> **RECORDS FOR THIS TASK**
>>>

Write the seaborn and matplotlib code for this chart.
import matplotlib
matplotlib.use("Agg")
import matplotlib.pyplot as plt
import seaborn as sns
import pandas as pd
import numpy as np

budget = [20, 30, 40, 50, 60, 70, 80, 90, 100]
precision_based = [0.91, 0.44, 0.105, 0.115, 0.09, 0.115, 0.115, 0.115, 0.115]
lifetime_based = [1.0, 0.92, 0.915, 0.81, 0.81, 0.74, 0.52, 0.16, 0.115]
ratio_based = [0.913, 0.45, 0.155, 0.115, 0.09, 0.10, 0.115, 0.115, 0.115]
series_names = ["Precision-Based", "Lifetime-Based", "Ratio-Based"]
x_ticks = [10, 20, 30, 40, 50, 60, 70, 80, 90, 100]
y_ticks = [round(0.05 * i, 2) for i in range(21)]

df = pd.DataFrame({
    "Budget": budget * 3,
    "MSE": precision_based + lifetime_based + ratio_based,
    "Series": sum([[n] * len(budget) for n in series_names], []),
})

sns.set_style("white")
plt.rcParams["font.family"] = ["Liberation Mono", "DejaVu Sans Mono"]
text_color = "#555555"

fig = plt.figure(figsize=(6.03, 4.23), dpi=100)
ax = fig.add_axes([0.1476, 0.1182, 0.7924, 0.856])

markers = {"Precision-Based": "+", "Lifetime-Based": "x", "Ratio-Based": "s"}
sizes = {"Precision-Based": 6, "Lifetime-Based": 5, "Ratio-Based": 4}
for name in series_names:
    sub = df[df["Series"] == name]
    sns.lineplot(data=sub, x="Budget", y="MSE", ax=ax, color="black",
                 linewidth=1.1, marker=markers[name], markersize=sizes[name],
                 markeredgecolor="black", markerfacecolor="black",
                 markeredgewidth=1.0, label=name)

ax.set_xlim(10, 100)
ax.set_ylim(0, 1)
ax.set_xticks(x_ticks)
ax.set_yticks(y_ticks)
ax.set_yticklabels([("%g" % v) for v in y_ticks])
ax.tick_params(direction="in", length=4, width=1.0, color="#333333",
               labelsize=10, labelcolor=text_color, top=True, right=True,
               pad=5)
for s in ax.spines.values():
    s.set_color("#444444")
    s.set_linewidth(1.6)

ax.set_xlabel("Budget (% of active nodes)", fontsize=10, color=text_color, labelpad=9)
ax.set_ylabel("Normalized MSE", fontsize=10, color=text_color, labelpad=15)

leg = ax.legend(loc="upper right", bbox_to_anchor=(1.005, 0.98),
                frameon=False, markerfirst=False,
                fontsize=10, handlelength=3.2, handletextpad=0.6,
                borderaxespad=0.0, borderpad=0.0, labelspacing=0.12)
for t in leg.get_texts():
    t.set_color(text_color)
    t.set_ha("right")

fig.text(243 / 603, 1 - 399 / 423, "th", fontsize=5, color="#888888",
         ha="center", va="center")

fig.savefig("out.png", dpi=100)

<<<
>>>

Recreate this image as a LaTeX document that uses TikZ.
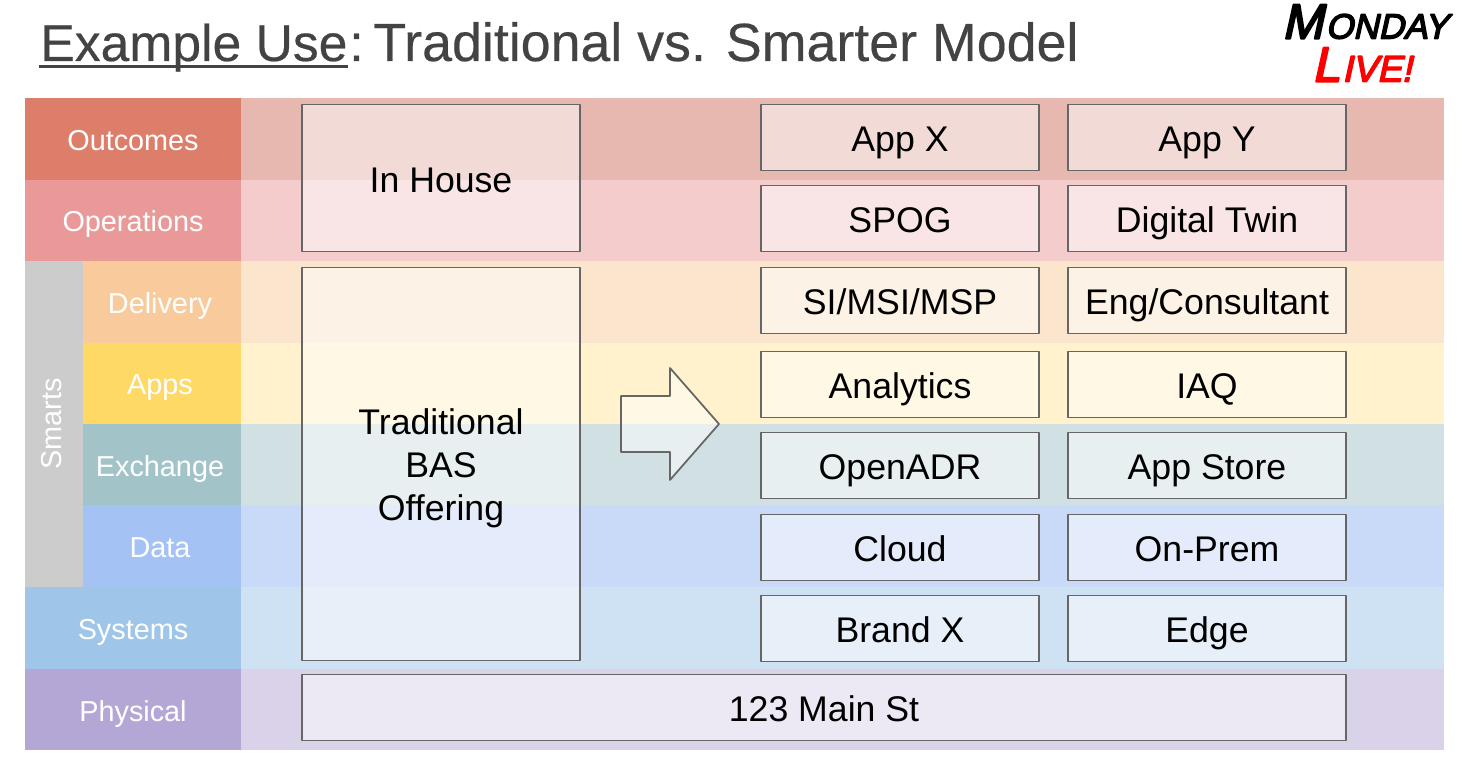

<<<

> **INSTRUCTIONS TO FOLLOW**
Pull out each line holding the string "seaborn".

> **RESULT BELOW**
Write the seaborn and matplotlib code for this chart.
import seaborn as sns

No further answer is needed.